Current Date: Thu, 12 Dec 2013 10:33:54 -0500
At Sutton’s Drug Store on Wednesday, 90 years of inflation never happened.
Franklin Street’s beloved Sutton’s celebrated its 90th anniversary Wednesday by charging its 1923 prices. Fries, hot dogs and drinks were all just five cents.
A line of customers — which eventually totaled more than 1,300 throughout the day — snaked out the front door and down the street for the chance to get lunch for less than a quarter.
Though the event was scheduled to last from 11 a.m. to 4:30 p.m., customers were still queuing after 5 p.m. Everyone in line at that time was served.
Owner and pharmacist John Woodard said the restaurant was prepared for the massive turnout.
“We’ve got about 1,600 hot dog buns to use throughout the day, and we figure we’ll use every one of them,” he said.
Chapel Hill residents Rich Brand and Chris Morris went to Sutton’s Wednesday to celebrate, but it certainly wasn’t their first visit.
“We’re regulars. Sometimes we come twice a day. At least a couple of times a week,” Brand said.
Brand and Morris said they both enjoy the tradition of Sutton’s. Morris said the occasional treat of being able to meet UNC basketball players, who are known to frequent the restaurant, is also a plus.
UNC student Zoe Wolszon, a regular at Sutton’s for breakfast, decided to come out for lunch when she heard about the lowered prices.

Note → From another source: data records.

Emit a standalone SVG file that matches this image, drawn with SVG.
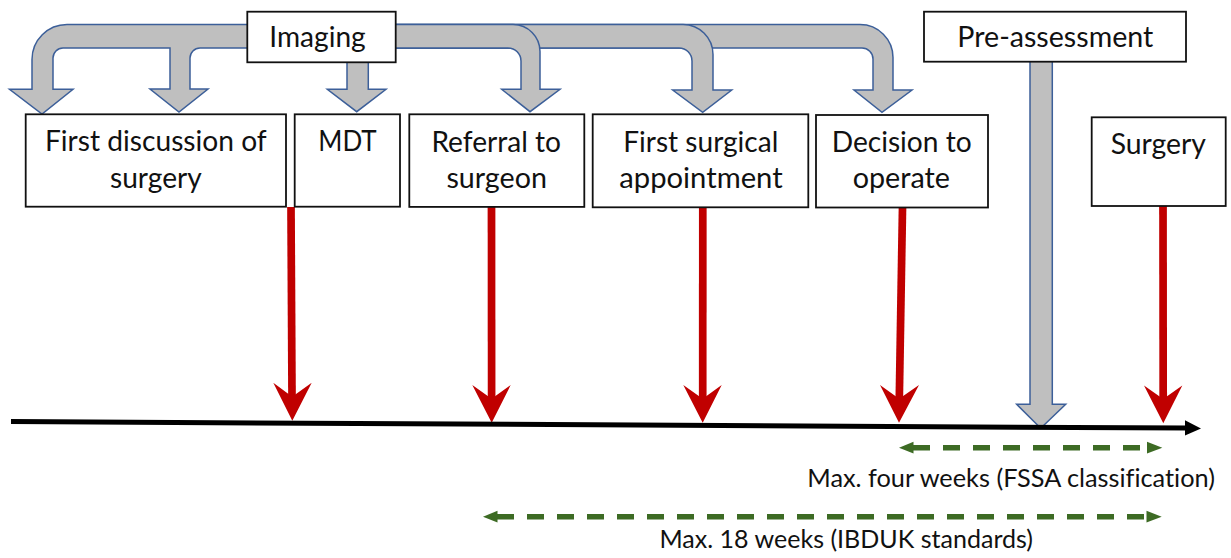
<svg xmlns="http://www.w3.org/2000/svg" width="1231" height="558" viewBox="0 0 1231 558">
<defs>
<style>
.box{fill:#fff;stroke:#111;stroke-width:1.8}
.lbl{font-family:Lato,"Liberation Sans",sans-serif;font-size:28px;fill:#111;font-variant-ligatures:none}
.note{font-family:Lato,"Liberation Sans",sans-serif;font-size:25px;fill:#111;font-variant-ligatures:none}
.gray{fill:#bfbfbf;stroke:#3c5f99;stroke-width:1.5;stroke-linejoin:miter}
.red{stroke:#c00000;stroke-width:7.7;fill:none}
.redhead{fill:#c00000}
.dash{stroke:#3d6b24;stroke-width:5.5;stroke-dasharray:17 13;fill:none}
.ghead{fill:#3d6b24}
</style>
</defs>
<rect width="1231" height="558" fill="#fff"/>
<g id="connectors">
<path class="gray" d="M250 24.5 L67 24.5 A35 35 0 0 0 32 59.5 L32 89.3 L9.5 89.3 L42 114 L73 89.3 L53 89.3 L53 58 A10 10 0 0 1 63 48 L170 48 L170 89 L150 89 L179 112 L208 89 L190 89 L190 58 A10 10 0 0 1 200 48 L250 48 Z"/>
<path class="gray" d="M347 55 L347 89.3 L327.3 89.3 L356.7 111.7 L386 89.3 L368.3 89.3 L368.3 55 Z"/>
<path class="gray" d="M390 24.5 L860 24.5 A33 33 0 0 1 893 57.5 L893 90 L912 90 L882 112.3 L854 90 L873 90 L873 59 A11 11 0 0 0 862 48 L390 48 Z"/>
<path class="gray" d="M390 24.5 L683 24.5 A30 30 0 0 1 713 54.5 L713 90 L731.7 90 L702.7 112.3 L672.7 90 L692 90 L692 61 A13 13 0 0 0 679 48 L390 48 Z"/>
<path class="gray" d="M390 24.5 L513 24.5 A27 27 0 0 1 540 51.5 L540 89.3 L560 89.3 L530 111.7 L501.7 89.3 L521 89.3 L521 61 A13 13 0 0 0 508 48 L390 48 Z"/>
<path class="gray" d="M1030 55 L1030 404.3 L1016.7 404.3 L1040.7 428.3 L1065.7 404.3 L1052.3 404.3 L1052.3 55 Z"/>
<line class="red" x1="291" y1="207" x2="292" y2="397"/>
<path class="redhead" d="M292.3 420.7 L273.3 382.7 L292.2 396.7 L311.7 382.7 Z"/>
<line class="red" x1="491.5" y1="207" x2="491.6" y2="399"/>
<path class="redhead" d="M491.7 422.7 L472.3 385 L491.6 398.7 L510.7 385 Z"/>
<line class="red" x1="702.8" y1="207" x2="702.7" y2="399"/>
<path class="redhead" d="M702.7 422.7 L683.3 385 L702.7 398.7 L721.7 385 Z"/>
<line class="red" x1="902.5" y1="208" x2="899.3" y2="399"/>
<path class="redhead" d="M899 422.7 L880 385 L899.2 398.7 L919 385 Z"/>
<line class="red" x1="1163" y1="206" x2="1163.2" y2="399"/>
<path class="redhead" d="M1163.3 423.3 L1144 385.5 L1163.2 399 L1182.3 385.5 Z"/>
<line x1="11" y1="421.6" x2="1187" y2="428.1" stroke="#000" stroke-width="5"/>
<path d="M1201 428.4 L1185 420.3 L1185 435.5 Z" fill="#000"/>
<line class="dash" x1="913" y1="447.7" x2="1147" y2="447.7"/>
<path class="ghead" d="M899 447.7 L913.5 441.8 L913.5 453.6 Z"/>
<path class="ghead" d="M1162.3 447.7 L1147 441.8 L1147 453.6 Z"/>
<line class="dash" x1="497" y1="516.7" x2="1147" y2="516.7"/>
<path class="ghead" d="M483 516.7 L497.5 510.8 L497.5 522.6 Z"/>
<path class="ghead" d="M1161.7 516.7 L1146.5 510.8 L1146.5 522.6 Z"/>
</g>
<g id="imaging">
<rect class="box" x="247.3" y="11.7" width="148.4" height="50.6"/>
<text class="lbl" x="269.3" y="46.5" textLength="96.4" lengthAdjust="spacingAndGlyphs">Imaging</text>
</g>
<g id="pre-assessment">
<rect class="box" x="924" y="11.7" width="262" height="50"/>
<text class="lbl" x="957.3" y="46.5" textLength="196" lengthAdjust="spacingAndGlyphs">Pre-assessment</text>
</g>
<g id="first-discussion">
<rect class="box" x="25.7" y="114.3" width="260.3" height="92.4"/>
<text class="lbl" x="45" y="151" textLength="221.7" lengthAdjust="spacingAndGlyphs">First discussion of</text>
<text class="lbl" x="110" y="188" textLength="91.7" lengthAdjust="spacingAndGlyphs">surgery</text>
</g>
<g id="mdt">
<rect class="box" x="294.7" y="114.3" width="105.3" height="92.4"/>
<text class="lbl" x="318.3" y="151" textLength="58.4" lengthAdjust="spacingAndGlyphs">MDT</text>
</g>
<g id="referral">
<rect class="box" x="409.3" y="114.3" width="175" height="92.6"/>
<text class="lbl" x="431.4" y="151.5" textLength="129.6" lengthAdjust="spacingAndGlyphs">Referral to</text>
<text class="lbl" x="446.4" y="188" textLength="100.5" lengthAdjust="spacingAndGlyphs">surgeon</text>
</g>
<g id="first-surgical">
<rect class="box" x="592.7" y="114.3" width="215.6" height="93"/>
<text class="lbl" x="623.3" y="151.5" textLength="155" lengthAdjust="spacingAndGlyphs">First surgical</text>
<text class="lbl" x="619.3" y="188" textLength="163.4" lengthAdjust="spacingAndGlyphs">appointment</text>
</g>
<g id="decision">
<rect class="box" x="816" y="115" width="172" height="92.5"/>
<text class="lbl" x="831.7" y="151.5" textLength="140" lengthAdjust="spacingAndGlyphs">Decision to</text>
<text class="lbl" x="852.7" y="188" textLength="97.3" lengthAdjust="spacingAndGlyphs">operate</text>
</g>
<g id="surgery">
<rect class="box" x="1091.7" y="117.3" width="134" height="88.7"/>
<text class="lbl" x="1110.7" y="153.5" textLength="95.3" lengthAdjust="spacingAndGlyphs">Surgery</text>
</g>
<g id="labels">
<text class="note" x="807.3" y="487" textLength="407.7" lengthAdjust="spacingAndGlyphs">Max. four weeks (FSSA classification)</text>
<text class="note" x="659.5" y="548" textLength="373.5" lengthAdjust="spacingAndGlyphs">Max. 18 weeks (IBDUK standards)</text>
</g>
</svg>
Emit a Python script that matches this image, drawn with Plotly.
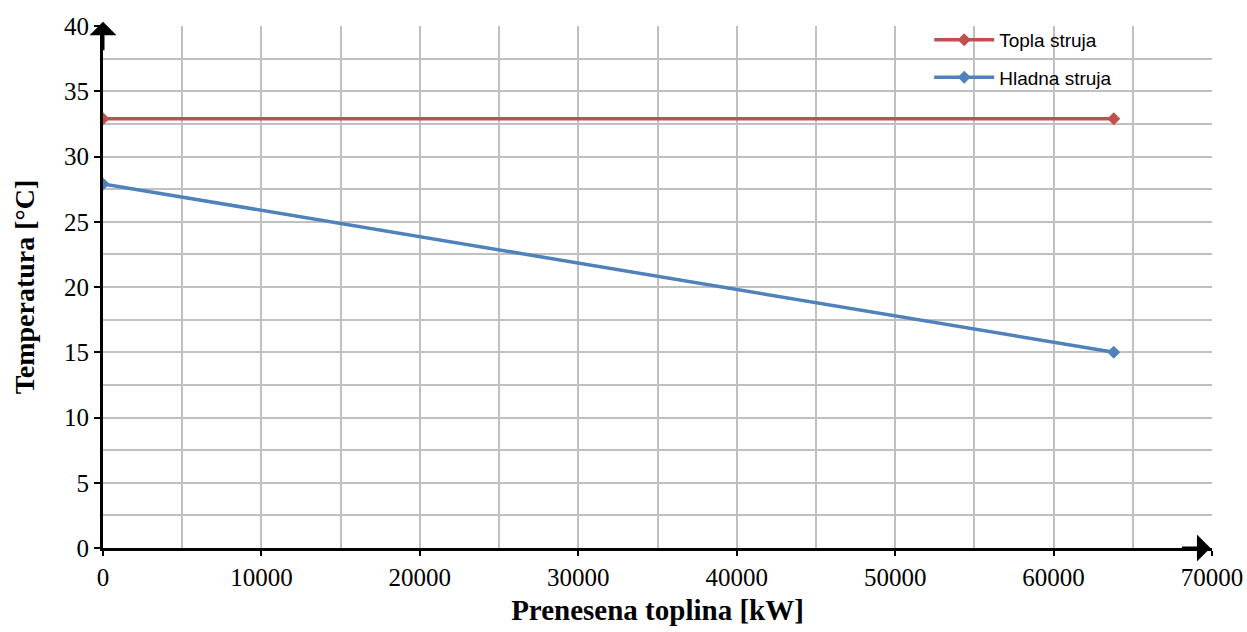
import plotly.graph_objects as go

heat_kw = [0, 63800]
hot_temp = [32.9, 32.9]
cold_temp = [27.9, 15.0]
series_names = ["Topla struja", "Hladna struja"]
series_colors = ["#C0504D", "#4F81BD"]

fig = go.Figure()
for i, (name, ys, col) in enumerate(zip(series_names, [hot_temp, cold_temp], series_colors)):
    fig.add_trace(go.Scatter(
        x=heat_kw, y=ys, name=name, mode="lines+markers",
        line=dict(color=col, width=3.5),
        marker=dict(symbol="diamond", size=10, color=col),
        legendgroup=f"g{i}",
    ))

serif = "Liberation Serif, Times New Roman, serif"
fig.update_layout(
    width=1247, height=632,
    margin=dict(l=103, r=35, t=26, b=84),
    plot_bgcolor="white", paper_bgcolor="white",
    showlegend=True,
    legend=dict(x=0.745, y=1.01, xanchor="left", yanchor="top",
                font=dict(family="Liberation Sans, Arial, sans-serif", size=19, color="black"),
                bgcolor="rgba(0,0,0,0)", tracegroupgap=10, traceorder="grouped",
                itemwidth=60),
    xaxis=dict(
        range=[0, 70000], dtick=10000, tick0=0, tickformat="d",
        showgrid=True, gridcolor="#C0C0C0", gridwidth=1.5,
        minor=dict(dtick=5000, showgrid=True, gridcolor="#C0C0C0", gridwidth=1.5),
        showline=True, linecolor="black", linewidth=3,
        ticks="outside", ticklen=5, tickwidth=2, tickcolor="black",
        tickfont=dict(family=serif, size=25, color="black"),
        title=dict(text="<b>Prenesena toplina [kW]</b>",
                   font=dict(family=serif, size=29, color="black"), standoff=10),
        zeroline=False, automargin=False,
    ),
    yaxis=dict(
        range=[0, 40], dtick=5, tick0=0,
        showgrid=True, gridcolor="#C0C0C0", gridwidth=1.5,
        minor=dict(dtick=2.5, showgrid=True, gridcolor="#C0C0C0", gridwidth=1.5),
        showline=True, linecolor="black", linewidth=3,
        ticks="outside", ticklen=6, tickwidth=2, tickcolor="black",
        tickfont=dict(family=serif, size=25, color="black"),
        title=dict(text="<b>Temperatura [°C]</b>",
                   font=dict(family=serif, size=28, color="black"), standoff=22),
        zeroline=False, automargin=False,
    ),
)

# axis arrows
fig.add_annotation(x=0, y=1.008, xref="x", yref="paper", ax=0, ay=30,
                   showarrow=True, arrowhead=1, arrowsize=1.5, arrowwidth=3, arrowcolor="black", text="")
fig.add_annotation(x=69900, y=0, xref="x", yref="y", ax=-30, ay=0,
                   showarrow=True, arrowhead=1, arrowsize=1.5, arrowwidth=3, arrowcolor="black", text="")

fig.write_html("out.html",
               config={"displayModeBar": False},
               post_script="document.body.style.margin='0';document.body.style.overflow='hidden';")
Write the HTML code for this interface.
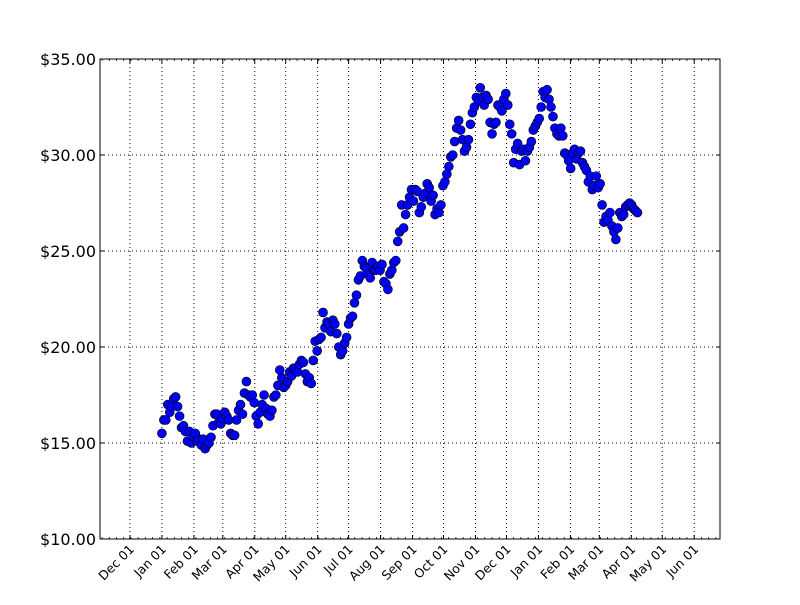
<!DOCTYPE html>
<html><head><meta charset="utf-8"><style>
body{margin:0;background:#fff;}
svg text{font-family:"DejaVu Sans","Liberation Sans",sans-serif;}
</style></head><body>
<svg id="chart" width="800" height="600" xmlns="http://www.w3.org/2000/svg">
<rect width="800" height="600" fill="#fff"/>
<g id="grid"></g><g id="marks"></g><g id="axes"></g>
</svg>
<script>
const tickDays=[0,31,62,90,121,151,182,212,243,274,304,335,365,396,427,455,486,516,547];
const tickLabels=["Dec 01","Jan 01","Feb 01","Mar 01","Apr 01","May 01","Jun 01","Jul 01","Aug 01","Sep 01","Oct 01","Nov 01","Dec 01","Jan 01","Feb 01","Mar 01","Apr 01","May 01","Jun 01"];
const yTicks=[10,15,20,25,30,35];
const yLabels=["$10.00","$15.00","$20.00","$25.00","$30.00","$35.00"];
const firstDay=31, lastDay=492;
const prices=[15.5,16.2,16.2,17.0,16.6,16.9,17.3,17.4,16.9,16.4,15.8,15.9,15.6,15.1,15.6,15.0,15.3,15.5,15.1,15.2,14.9,15.2,14.7,14.9,15.0,15.3,15.9,16.5,16.5,16.1,16.0,16.3,16.6,16.4,16.2,15.5,15.4,15.4,16.2,16.7,17.0,16.5,17.6,18.2,17.5,17.4,17.5,17.1,16.4,16.0,16.6,17.0,17.5,16.8,16.5,16.4,16.7,17.4,17.5,18.0,18.8,18.4,17.9,18.0,18.2,18.7,18.5,18.9,18.8,18.7,19.1,19.3,19.2,18.6,18.2,18.4,18.1,19.3,20.3,19.8,20.4,20.5,21.8,21.0,21.3,21.2,20.8,21.4,21.2,20.7,20.0,19.6,19.8,20.2,20.5,21.2,21.5,21.6,22.3,22.7,23.5,23.7,24.5,24.2,24.1,23.8,23.6,24.4,24.0,24.0,24.2,24.0,24.3,23.4,23.3,23.0,23.8,24.0,24.4,24.5,25.5,26.0,27.4,26.2,26.9,27.4,27.8,28.2,27.6,28.2,28.1,27.0,27.3,27.8,28.0,28.5,28.3,27.6,27.9,26.9,27.2,27.0,27.4,28.4,28.6,29.0,29.4,29.9,30.0,30.7,31.4,31.8,31.3,30.8,30.2,30.4,30.8,31.6,32.2,32.5,33.0,32.8,33.5,33.0,32.6,33.1,32.9,31.7,31.1,31.6,31.7,32.6,32.5,32.3,32.9,33.2,32.6,31.6,31.1,29.6,30.3,30.6,29.5,30.2,30.3,29.7,30.2,30.4,30.7,31.3,31.5,31.7,31.9,32.5,33.3,33.0,33.4,32.9,32.5,32.0,31.4,31.1,31.0,31.4,31.0,30.1,30.0,29.7,29.3,30.1,30.3,29.8,30.1,30.2,29.6,29.4,29.2,28.6,28.9,28.2,28.4,28.9,28.3,28.5,27.4,26.5,26.8,26.6,27.0,26.3,26.0,25.6,26.2,27.0,26.8,26.9,27.3,27.4,27.5,27.4,27.2,27.1,27.0];
const L=100,R=720,T=59,B=539,D0=-29,D1=572,Y0=10,Y1=35;
const xs=d=>L+(d-D0)/(D1-D0)*(R-L);
const ys=v=>B-(v-Y0)/(Y1-Y0)*(B-T);
const NS="http://www.w3.org/2000/svg";
function mk(tag,attrs,parent){const e=document.createElementNS(NS,tag);for(const k in attrs)e.setAttribute(k,attrs[k]);parent.appendChild(e);return e;}
const grid=document.getElementById('grid'),marks=document.getElementById('marks'),axes=document.getElementById('axes');
for(let d=D0+2; d<D1; d+=7){const x=xs(d);
 const m1=mk('line',{x1:x,x2:x,y1:B,y2:B-2,stroke:'#000','stroke-width':0.8},axes);
 
 
 const m2=mk('line',{x1:x,x2:x,y1:T,y2:T+2,stroke:'#000','stroke-width':0.8},axes);
 
 
}
tickDays.forEach((d,i)=>{const x=xs(d);
 const g=mk('line',{x1:x,x2:x,y1:T,y2:B,stroke:'#000','stroke-width':1,'stroke-dasharray':'1,3'},grid);
 
 
 const t1=mk('line',{x1:x,x2:x,y1:B,y2:B-4,stroke:'#000'},axes);
 
 
 const t2=mk('line',{x1:x,x2:x,y1:T,y2:T+4,stroke:'#000'},axes);
 
 
 const tx=mk('text',{x:x+5,y:B+11,'font-size':12.5,'text-anchor':'end',transform:`rotate(-45 ${x+5} ${B+11})`},axes);
 tx.textContent=tickLabels[i];
 
 
});
yTicks.forEach((v,i)=>{const y=ys(v);
 const g=mk('line',{x1:L,x2:R,y1:y,y2:y,stroke:'#000','stroke-width':1,'stroke-dasharray':'1,3'},grid);
 
 
 const t1=mk('line',{x1:L,x2:L+4,y1:y,y2:y,stroke:'#000'},axes);
 
 
 const t2=mk('line',{x1:R,x2:R-4,y1:y,y2:y,stroke:'#000'},axes);
 
 
 const tx=mk('text',{x:L-4,y:y+6,'font-size':16,'text-anchor':'end'},axes);
 tx.textContent=yLabels[i];
 
 
});
const step=(lastDay-firstDay)/(prices.length-1);
prices.forEach((p,i)=>{const d=firstDay+i*step;
 const c=mk('circle',{cx:xs(d),cy:ys(p),r:4.5,fill:'#0000ff',stroke:'#000','stroke-width':0.6},marks);
 
 
});
const fr=mk('rect',{x:L,y:T,width:R-L,height:B-T,fill:'none',stroke:'#000','stroke-width':1},axes);


</script>
</body></html>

“I was in lab, and someone said there were five-cent hot dogs and fries, so I said, ‘See ya later!’” she said. “I feel like this was a deal I couldn’t pass up on.”
Woodard said cooperation among Sutton’s vendors made lowering the prices less of a challenge.
“All these big companies all chipped in and made it easy for us to be able to have a day for those prices way back from 1923,” he said. “They all got in to help with the celebration.”
Though more than 1,000 people bought food at the event, General Manager Don Pinney said the anniversary prices didn’t even cover the cost of the food.
“It was my idea and I need to be shot,” he joked. “But I wanted to give something back to my customers. They were very thankful of all that we did for them today.”
And Woodard said the customers and their love for the restaurant make his long hours and work days worth while.
“It’s just so exciting to know that people know you’re here and love coming here,” he said.